You may ask what state space requires four billion comparisons to evaluate? The answer is easy: the range of an unsigned 32-bit integer. The whole endeavor started with a simple idea: what if instead of evaluating whether an integer is even or odd with a modulo or bit mask, you just did an if statement for every case? Small ranges like 0-10 are trivial to write out by hand, but you reach for more automated solutions as you pass 8 bits and move towards 16. [Andreas] wrote some Python that outputs a valid C program with all the comparisons. For 16 bits, the source only clocks in at 130k lines with the executable less than 2 MB.
Of course, scaling to 32 bits is a very different problem. The source file balloons to 330 GB, and most compilers barf at that point. Undeterred, [Andreas] modified the Python to output x86_64 assembly instead of C. Of course, the executable format of Windows (PE) only allows executables up to 4 GB, so a helper program mapped the 40 GB generated executable and jumped into it.
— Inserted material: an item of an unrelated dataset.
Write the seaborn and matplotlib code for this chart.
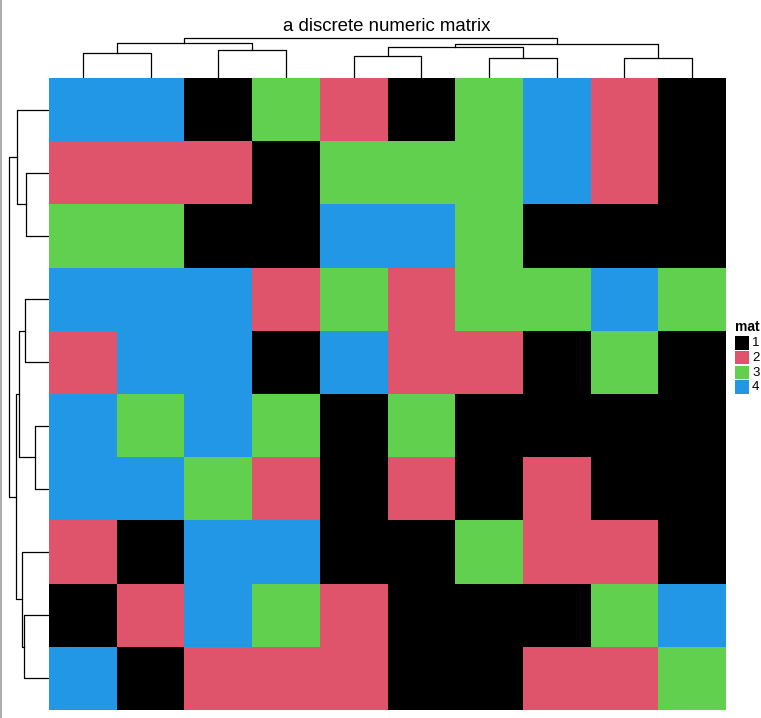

What’s incredible about this whole journey is how performant the program is. Even large numbers complete in a few seconds. Considering that it has to thrash 40 GB of an executable through memory, we can’t help but shake our heads at how even terrible solutions can work. We love seeing someone turn a bad idea into an interesting one, like this desoldering setup.
10 thoughts on “Compiling Four Billion If Statements”
Older class AMD GPUs with DX10 class hardware can only execute loop with 32 bit counter and don’t have actual jump, only rigid loop and if/else constructs in shader instruction set.
So when used for GPGPU they cannot truly implements infinite loop, so the best next thing the compiler does is 4 billion iteration loop. It completes in few second (when empty). So they can finish infinite loops in few seconds ;-)
Isn’t this still the case for all GPUs? The shader units in a group can only execute the same instruction, one can’t branch while the others don’t. Groups are made up of 32-64 shader units or something around that number.
If a single shader unit would be able to branch independently that would mean it needs its own code memory, instruction fetch, decode and program counter. Basically it would be a full processor. If all shaders in a group run the same code then only one code mem, fetch, decode, program counter unit is needed for all the shader units in that group. 16000 independent processors on a single die would eat up a lot more area.
An important note is that he obviously turned off optimizations even before resorting to machine code: I’m kinda curious as to the compiler behavior as n grows. Would it actually be able to recognize the modulo operation for the elements compared? Or at least convert it into a jump table of some sort?
Can’t wait for the 64bit version!
There must be something wrong with me.
I immediately thought of how to reduce the average execution time, by a nested tree:
if (number == 0x7ffffff) printf(“odd\n”);
else { if (number < 0x7fffffff) {
if (number == 0x3fffffff) printf(“odd\n”);
else { if (number == 0x1fffffff) printf(“odd\n”);
…
} else /* number > 0x7ffff */
if (number = 0xc0000000) printf(“even\n”);
else { if (number > 0xc0000000) printf(“even\n”);
…
Maximum of 63 (I think) comparisons instead of maximum 4 billion.
If that’s the goal, you can get it all the way to one comparison.
Rainbow tables to the rescue. Just one seek.
Four billion ‘IF’ statements?
Sounds like someone’s building an AI.
This
“What if we wrote this software the dumbest and least efficient way possible?”
Okay neat I guess